[Data block start]

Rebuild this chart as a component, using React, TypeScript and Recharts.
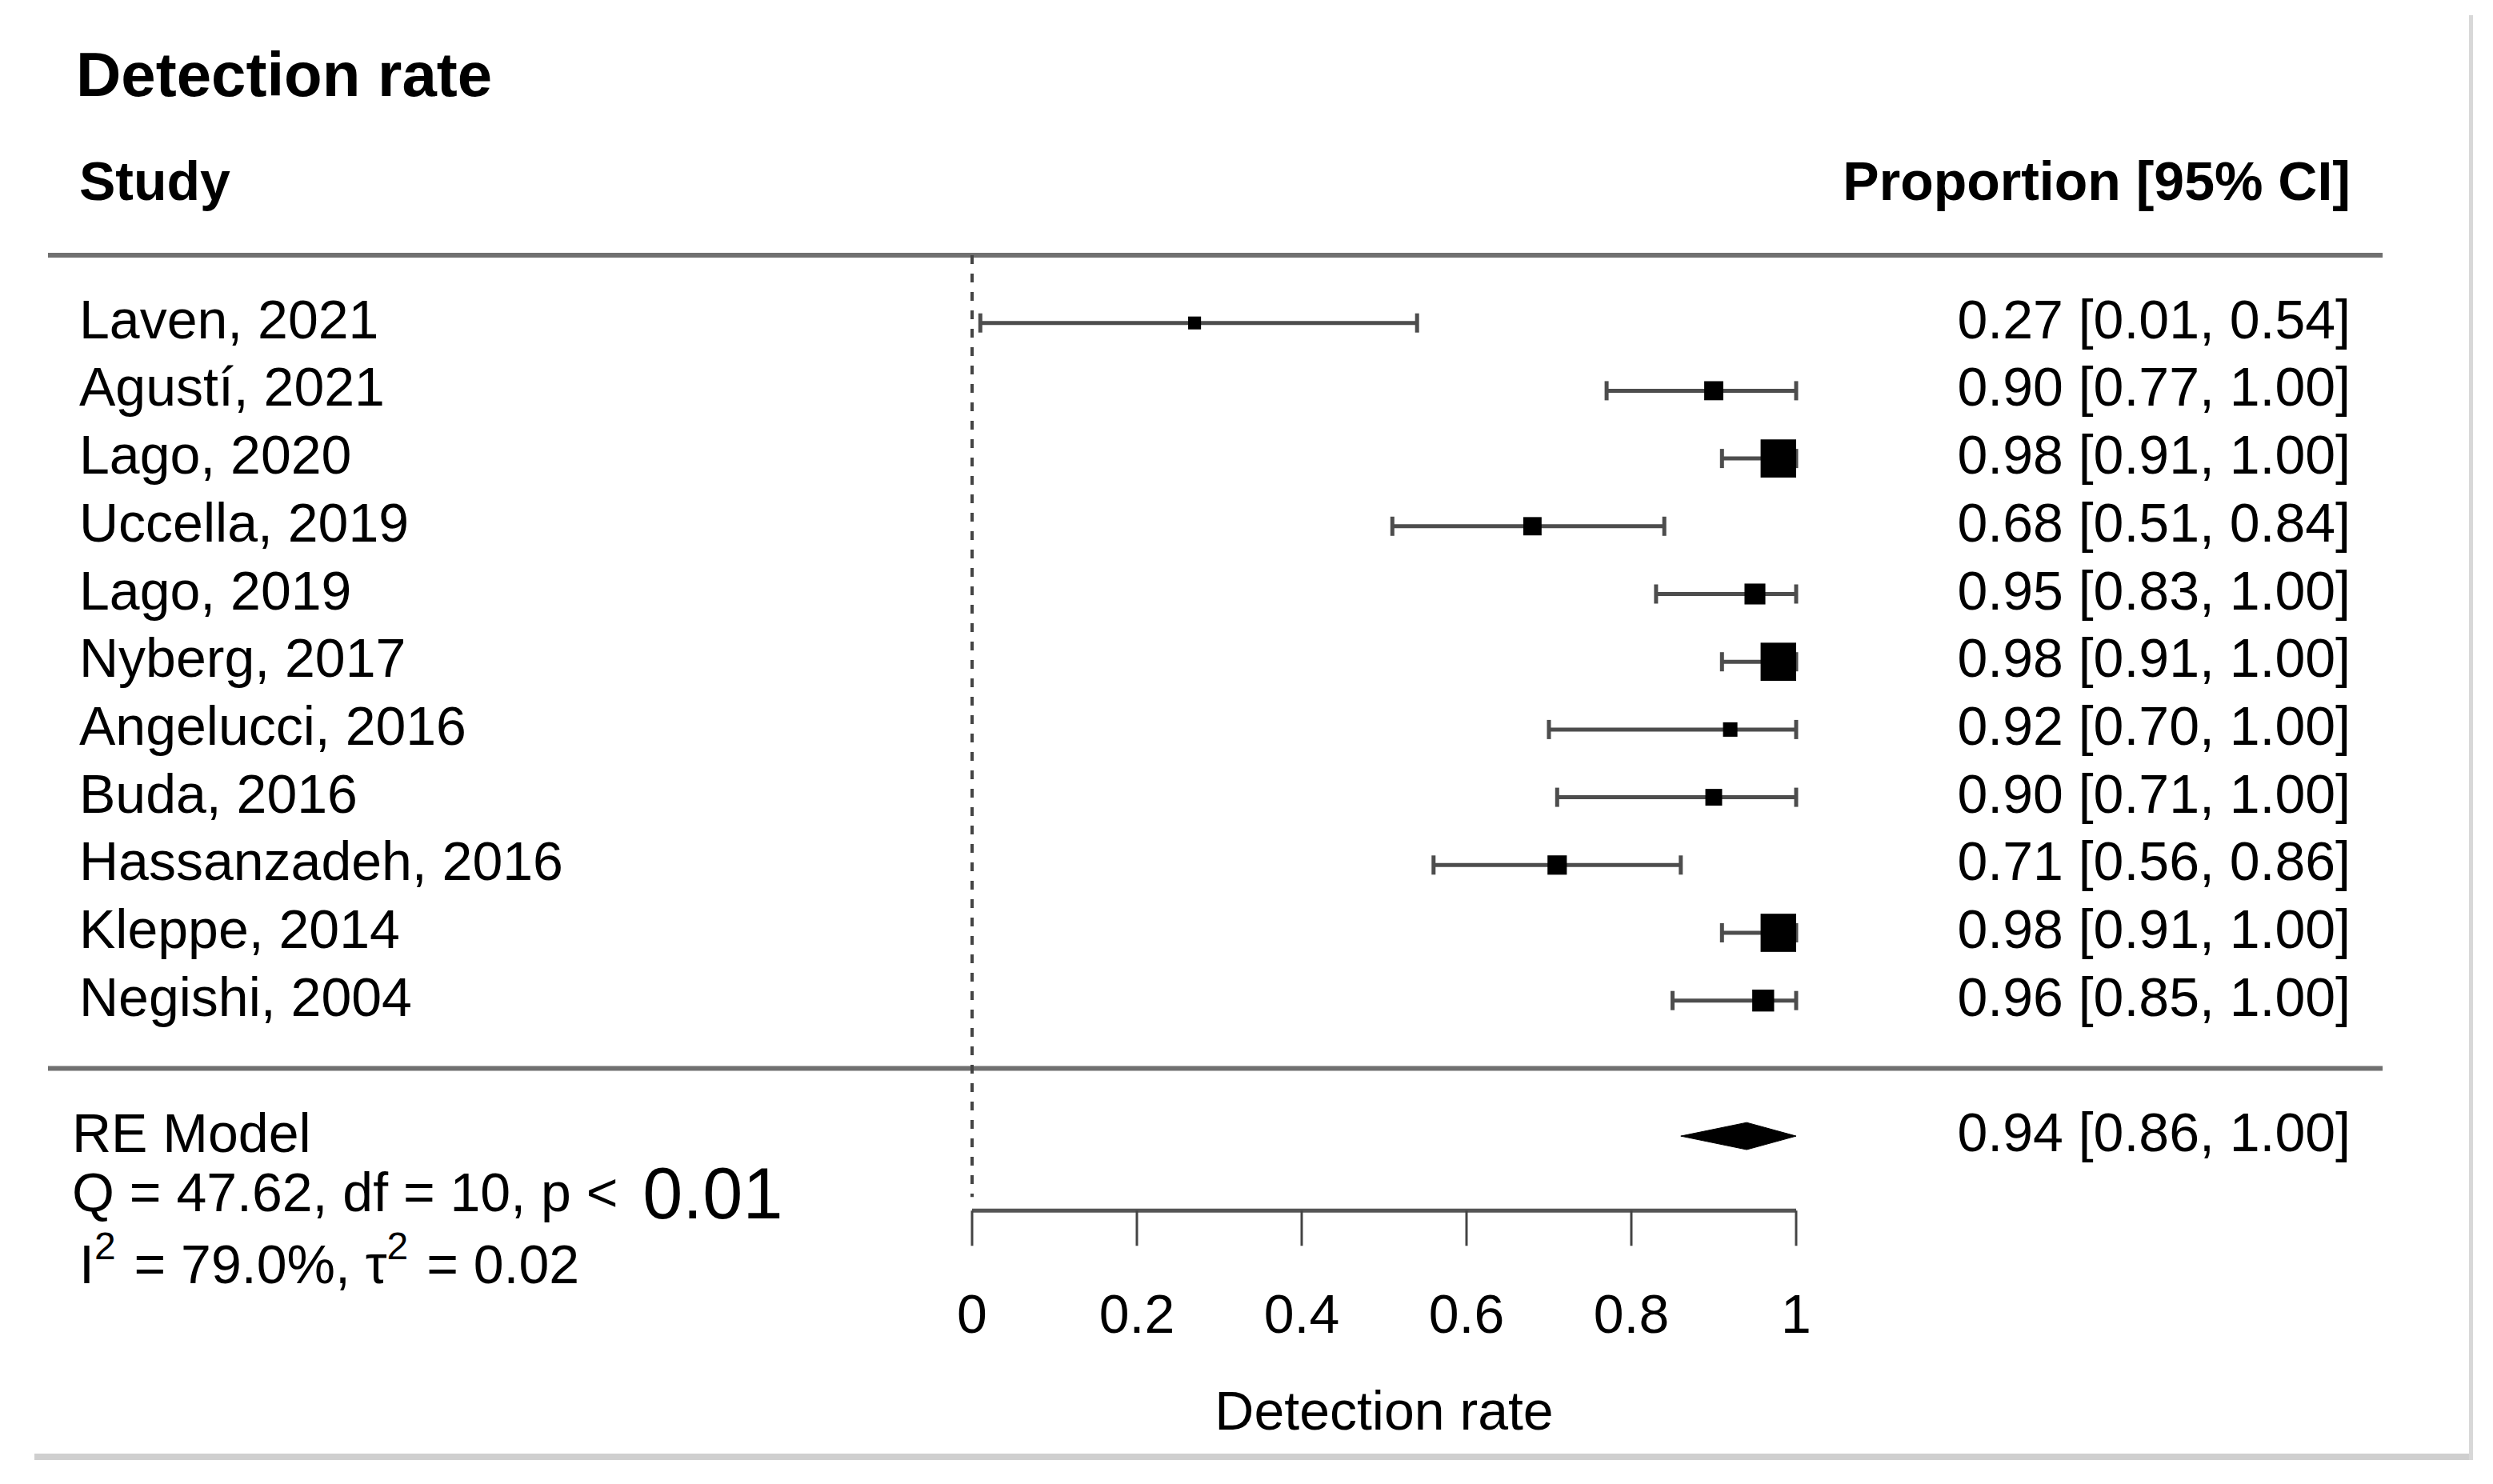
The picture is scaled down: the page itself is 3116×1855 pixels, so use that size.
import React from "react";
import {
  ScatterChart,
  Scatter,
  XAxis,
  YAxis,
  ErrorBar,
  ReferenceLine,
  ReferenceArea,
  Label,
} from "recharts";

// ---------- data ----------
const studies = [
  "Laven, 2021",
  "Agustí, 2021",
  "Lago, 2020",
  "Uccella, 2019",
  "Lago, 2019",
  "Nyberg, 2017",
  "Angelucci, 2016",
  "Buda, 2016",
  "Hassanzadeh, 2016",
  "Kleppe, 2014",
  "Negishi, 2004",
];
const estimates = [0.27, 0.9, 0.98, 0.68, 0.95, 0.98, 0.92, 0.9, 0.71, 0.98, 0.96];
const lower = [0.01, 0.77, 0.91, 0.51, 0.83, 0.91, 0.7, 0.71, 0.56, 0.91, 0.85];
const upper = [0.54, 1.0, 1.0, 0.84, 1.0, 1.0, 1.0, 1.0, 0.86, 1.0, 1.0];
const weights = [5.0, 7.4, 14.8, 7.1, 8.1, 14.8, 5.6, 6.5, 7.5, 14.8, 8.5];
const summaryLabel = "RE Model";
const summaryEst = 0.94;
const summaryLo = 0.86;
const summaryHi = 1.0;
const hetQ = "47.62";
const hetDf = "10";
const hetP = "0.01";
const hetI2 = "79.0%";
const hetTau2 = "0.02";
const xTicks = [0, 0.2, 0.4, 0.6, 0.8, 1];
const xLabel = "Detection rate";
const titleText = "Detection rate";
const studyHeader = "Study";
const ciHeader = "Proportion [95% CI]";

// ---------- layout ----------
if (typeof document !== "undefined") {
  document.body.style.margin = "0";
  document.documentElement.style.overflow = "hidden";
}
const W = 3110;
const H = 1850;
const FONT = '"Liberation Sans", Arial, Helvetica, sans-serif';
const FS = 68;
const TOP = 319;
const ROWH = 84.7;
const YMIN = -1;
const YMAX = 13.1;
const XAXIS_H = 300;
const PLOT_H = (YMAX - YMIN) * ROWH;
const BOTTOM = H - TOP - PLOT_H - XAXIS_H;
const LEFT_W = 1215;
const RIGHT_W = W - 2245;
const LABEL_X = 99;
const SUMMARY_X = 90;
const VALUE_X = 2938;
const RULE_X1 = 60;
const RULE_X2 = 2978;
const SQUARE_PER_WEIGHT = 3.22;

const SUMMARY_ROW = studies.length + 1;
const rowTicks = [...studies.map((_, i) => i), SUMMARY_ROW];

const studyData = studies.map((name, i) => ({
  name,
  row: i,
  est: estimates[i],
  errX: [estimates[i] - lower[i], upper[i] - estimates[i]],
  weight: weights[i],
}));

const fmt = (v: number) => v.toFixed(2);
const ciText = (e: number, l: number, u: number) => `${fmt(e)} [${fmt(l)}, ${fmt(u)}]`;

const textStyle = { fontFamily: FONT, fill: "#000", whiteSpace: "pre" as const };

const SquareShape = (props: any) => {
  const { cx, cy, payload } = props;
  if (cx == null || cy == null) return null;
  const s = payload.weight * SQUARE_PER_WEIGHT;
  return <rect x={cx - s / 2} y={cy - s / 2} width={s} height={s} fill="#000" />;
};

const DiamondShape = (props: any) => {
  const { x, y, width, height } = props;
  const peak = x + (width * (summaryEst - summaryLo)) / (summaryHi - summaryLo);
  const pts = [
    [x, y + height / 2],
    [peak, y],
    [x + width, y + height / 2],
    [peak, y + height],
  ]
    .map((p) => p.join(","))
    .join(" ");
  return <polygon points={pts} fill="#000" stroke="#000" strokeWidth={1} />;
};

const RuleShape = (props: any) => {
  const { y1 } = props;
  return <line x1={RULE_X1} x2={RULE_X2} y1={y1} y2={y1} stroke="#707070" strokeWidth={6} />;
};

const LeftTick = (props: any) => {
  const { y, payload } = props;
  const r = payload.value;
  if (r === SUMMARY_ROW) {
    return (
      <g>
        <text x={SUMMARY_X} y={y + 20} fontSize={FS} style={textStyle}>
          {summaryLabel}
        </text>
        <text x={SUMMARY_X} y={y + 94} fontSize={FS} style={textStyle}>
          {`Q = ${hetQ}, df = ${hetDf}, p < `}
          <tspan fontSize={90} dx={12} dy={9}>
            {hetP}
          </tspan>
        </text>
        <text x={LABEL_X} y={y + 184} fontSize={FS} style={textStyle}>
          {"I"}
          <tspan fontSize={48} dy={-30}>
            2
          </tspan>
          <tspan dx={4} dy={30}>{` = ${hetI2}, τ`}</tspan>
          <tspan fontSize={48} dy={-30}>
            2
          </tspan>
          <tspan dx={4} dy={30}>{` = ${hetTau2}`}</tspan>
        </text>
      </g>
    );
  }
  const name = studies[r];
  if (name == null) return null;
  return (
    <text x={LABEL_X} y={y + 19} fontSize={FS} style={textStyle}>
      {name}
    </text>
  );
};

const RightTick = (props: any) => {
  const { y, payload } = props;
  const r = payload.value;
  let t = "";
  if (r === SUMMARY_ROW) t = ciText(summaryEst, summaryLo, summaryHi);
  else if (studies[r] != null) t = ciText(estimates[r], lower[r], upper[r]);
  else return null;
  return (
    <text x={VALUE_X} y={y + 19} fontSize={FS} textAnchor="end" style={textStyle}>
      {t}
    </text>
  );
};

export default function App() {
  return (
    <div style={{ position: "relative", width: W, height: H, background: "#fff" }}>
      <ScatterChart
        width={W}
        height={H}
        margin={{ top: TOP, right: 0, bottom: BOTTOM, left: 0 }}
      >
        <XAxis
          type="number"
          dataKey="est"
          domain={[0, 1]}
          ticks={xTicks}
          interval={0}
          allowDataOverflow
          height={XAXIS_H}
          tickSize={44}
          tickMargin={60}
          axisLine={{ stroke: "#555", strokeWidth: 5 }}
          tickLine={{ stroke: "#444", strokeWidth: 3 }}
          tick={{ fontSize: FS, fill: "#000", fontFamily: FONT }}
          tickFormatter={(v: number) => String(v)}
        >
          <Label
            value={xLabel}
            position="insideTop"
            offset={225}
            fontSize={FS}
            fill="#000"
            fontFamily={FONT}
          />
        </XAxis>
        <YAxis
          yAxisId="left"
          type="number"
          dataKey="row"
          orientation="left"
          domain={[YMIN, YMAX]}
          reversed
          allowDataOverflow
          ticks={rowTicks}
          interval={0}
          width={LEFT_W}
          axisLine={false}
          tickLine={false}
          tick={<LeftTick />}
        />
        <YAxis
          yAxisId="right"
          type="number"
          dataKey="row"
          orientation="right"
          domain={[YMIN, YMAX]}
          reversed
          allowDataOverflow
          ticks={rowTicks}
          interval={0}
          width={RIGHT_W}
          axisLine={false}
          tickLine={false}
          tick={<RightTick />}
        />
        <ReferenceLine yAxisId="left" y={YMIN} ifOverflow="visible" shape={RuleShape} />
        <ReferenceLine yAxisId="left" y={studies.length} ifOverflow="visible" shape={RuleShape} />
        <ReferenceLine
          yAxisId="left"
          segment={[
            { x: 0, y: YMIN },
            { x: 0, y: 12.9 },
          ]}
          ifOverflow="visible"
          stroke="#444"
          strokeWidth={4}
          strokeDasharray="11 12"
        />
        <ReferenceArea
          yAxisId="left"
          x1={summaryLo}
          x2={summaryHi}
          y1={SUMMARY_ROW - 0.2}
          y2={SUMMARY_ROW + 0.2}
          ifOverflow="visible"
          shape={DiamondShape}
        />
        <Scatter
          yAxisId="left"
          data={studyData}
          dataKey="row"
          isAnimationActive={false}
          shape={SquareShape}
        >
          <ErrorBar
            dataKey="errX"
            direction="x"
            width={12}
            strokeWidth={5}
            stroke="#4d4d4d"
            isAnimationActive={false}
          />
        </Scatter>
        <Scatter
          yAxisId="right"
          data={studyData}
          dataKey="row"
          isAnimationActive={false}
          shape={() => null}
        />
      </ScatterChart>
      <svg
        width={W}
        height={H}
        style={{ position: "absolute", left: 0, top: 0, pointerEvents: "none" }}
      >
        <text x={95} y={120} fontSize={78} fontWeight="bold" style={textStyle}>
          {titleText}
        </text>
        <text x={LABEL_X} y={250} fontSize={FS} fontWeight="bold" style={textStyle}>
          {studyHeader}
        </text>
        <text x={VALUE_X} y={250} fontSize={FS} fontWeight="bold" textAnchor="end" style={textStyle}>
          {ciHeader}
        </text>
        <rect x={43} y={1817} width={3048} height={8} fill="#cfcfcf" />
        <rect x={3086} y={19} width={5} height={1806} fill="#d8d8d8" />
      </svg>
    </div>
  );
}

[Data block end]

:: Written instruction ::
Identify and copy all lines with the word "React".

:: Solved exercise ::
Rebuild this chart as a component, using React, TypeScript and Recharts.
import React from "react";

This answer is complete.